-- START Dataset content --

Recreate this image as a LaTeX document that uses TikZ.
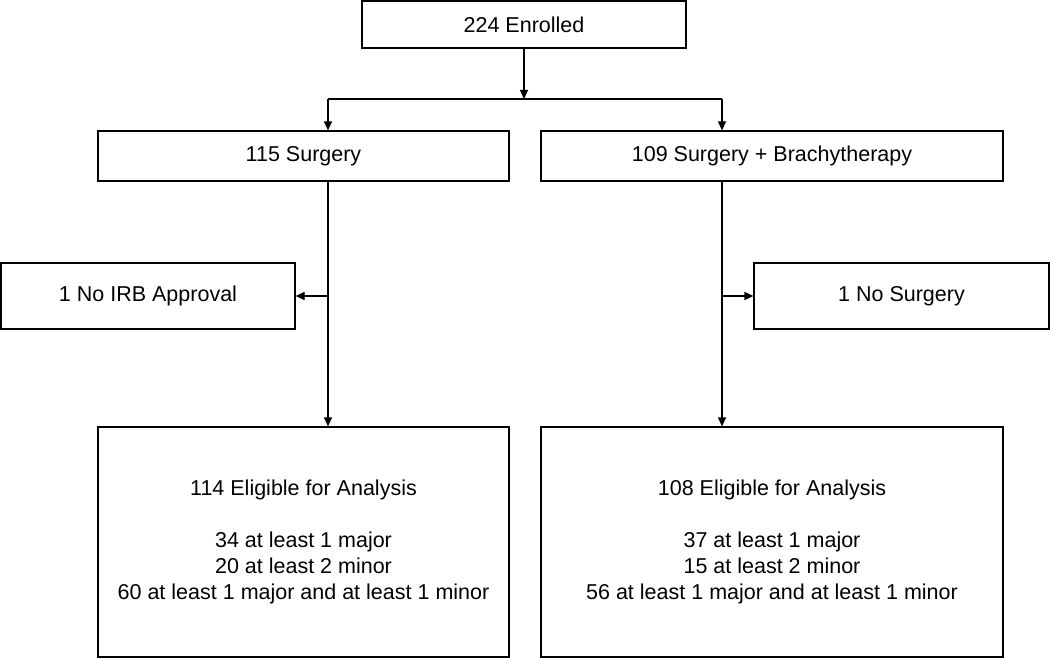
\documentclass[tikz,border=0pt]{standalone}
\usepackage{fontspec}
\setmainfont{Liberation Sans}
\usetikzlibrary{arrows.meta}
\begin{document}
\begin{tikzpicture}[x=1pt,y=-1pt,
  box/.style={draw,line width=1.2pt,minimum width=#1,inner sep=0pt,align=center,
    font=\fontsize{21.5}{26}\selectfont},
  arr/.style={line width=1.2pt,-{Triangle[length=9pt,width=8pt]}},
  ln/.style={line width=1.2pt}]
\useasboundingbox (0,0) rectangle (1050,658);
\node[box=324pt,minimum height=47pt] (enr) at (524,24.5) {224 Enrolled};
\node[box=411pt,minimum height=50pt] (s1) at (303.5,156) {115 Surgery};
\node[box=462pt,minimum height=50pt] (s2) at (772,156) {109 Surgery + Brachytherapy};
\node[box=294pt,minimum height=66pt] (irb) at (148,296) {1 No IRB Approval};
\node[box=295pt,minimum height=66pt] (nos) at (901.5,296) {1 No Surgery};
\node[box=411pt,minimum height=230pt] (e1) at (303.5,542) {114 Eligible for Analysis\\[26pt]34 at least 1 major\\20 at least 2 minor\\60 at least 1 major and at least 1 minor};
\node[box=462pt,minimum height=230pt] (e2) at (772,542) {108 Eligible for Analysis\\[26pt]37 at least 1 major\\15 at least 2 minor\\56 at least 1 major and at least 1 minor};
\coordinate (j) at (524,99);
\coordinate (jl) at (328,99);
\coordinate (jr) at (722,99);
\coordinate (bl) at (328,296);
\coordinate (br) at (722,296);
\draw[arr] (enr.south) -- (j);
\draw[ln] (jl) -- (jr);
\draw[arr] (jl) -- (jl |- s1.north);
\draw[arr] (jr) -- (jr |- s2.north);
\draw[arr] (jl |- s1.south) -- (jl |- e1.north);
\draw[arr] (jr |- s2.south) -- (jr |- e2.north);
\draw[arr] (bl) -- (irb.east);
\draw[arr] (br) -- (nos.west);
\end{tikzpicture}
\end{document}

-- END Dataset content --

:: Stated problem ::
Repeat the data exactly, excluding the pictures.

:: Result of the exercise ::
Recreate this image as a LaTeX document that uses TikZ.
\documentclass[tikz,border=0pt]{standalone}
\usepackage{fontspec}
\setmainfont{Liberation Sans}
\usetikzlibrary{arrows.meta}
\begin{document}
\begin{tikzpicture}[x=1pt,y=-1pt,
  box/.style={draw,line width=1.2pt,minimum width=#1,inner sep=0pt,align=center,
    font=\fontsize{21.5}{26}\selectfont},
  arr/.style={line width=1.2pt,-{Triangle[length=9pt,width=8pt]}},
  ln/.style={line width=1.2pt}]
\useasboundingbox (0,0) rectangle (1050,658);
\node[box=324pt,minimum height=47pt] (enr) at (524,24.5) {224 Enrolled};
\node[box=411pt,minimum height=50pt] (s1) at (303.5,156) {115 Surgery};
\node[box=462pt,minimum height=50pt] (s2) at (772,156) {109 Surgery + Brachytherapy};
\node[box=294pt,minimum height=66pt] (irb) at (148,296) {1 No IRB Approval};
\node[box=295pt,minimum height=66pt] (nos) at (901.5,296) {1 No Surgery};
\node[box=411pt,minimum height=230pt] (e1) at (303.5,542) {114 Eligible for Analysis\\[26pt]34 at least 1 major\\20 at least 2 minor\\60 at least 1 major and at least 1 minor};
\node[box=462pt,minimum height=230pt] (e2) at (772,542) {108 Eligible for Analysis\\[26pt]37 at least 1 major\\15 at least 2 minor\\56 at least 1 major and at least 1 minor};
\coordinate (j) at (524,99);
\coordinate (jl) at (328,99);
\coordinate (jr) at (722,99);
\coordinate (bl) at (328,296);
\coordinate (br) at (722,296);
\draw[arr] (enr.south) -- (j);
\draw[ln] (jl) -- (jr);
\draw[arr] (jl) -- (jl |- s1.north);
\draw[arr] (jr) -- (jr |- s2.north);
\draw[arr] (jl |- s1.south) -- (jl |- e1.north);
\draw[arr] (jr |- s2.south) -- (jr |- e2.north);
\draw[arr] (bl) -- (irb.east);
\draw[arr] (br) -- (nos.west);
\end{tikzpicture}
\end{document}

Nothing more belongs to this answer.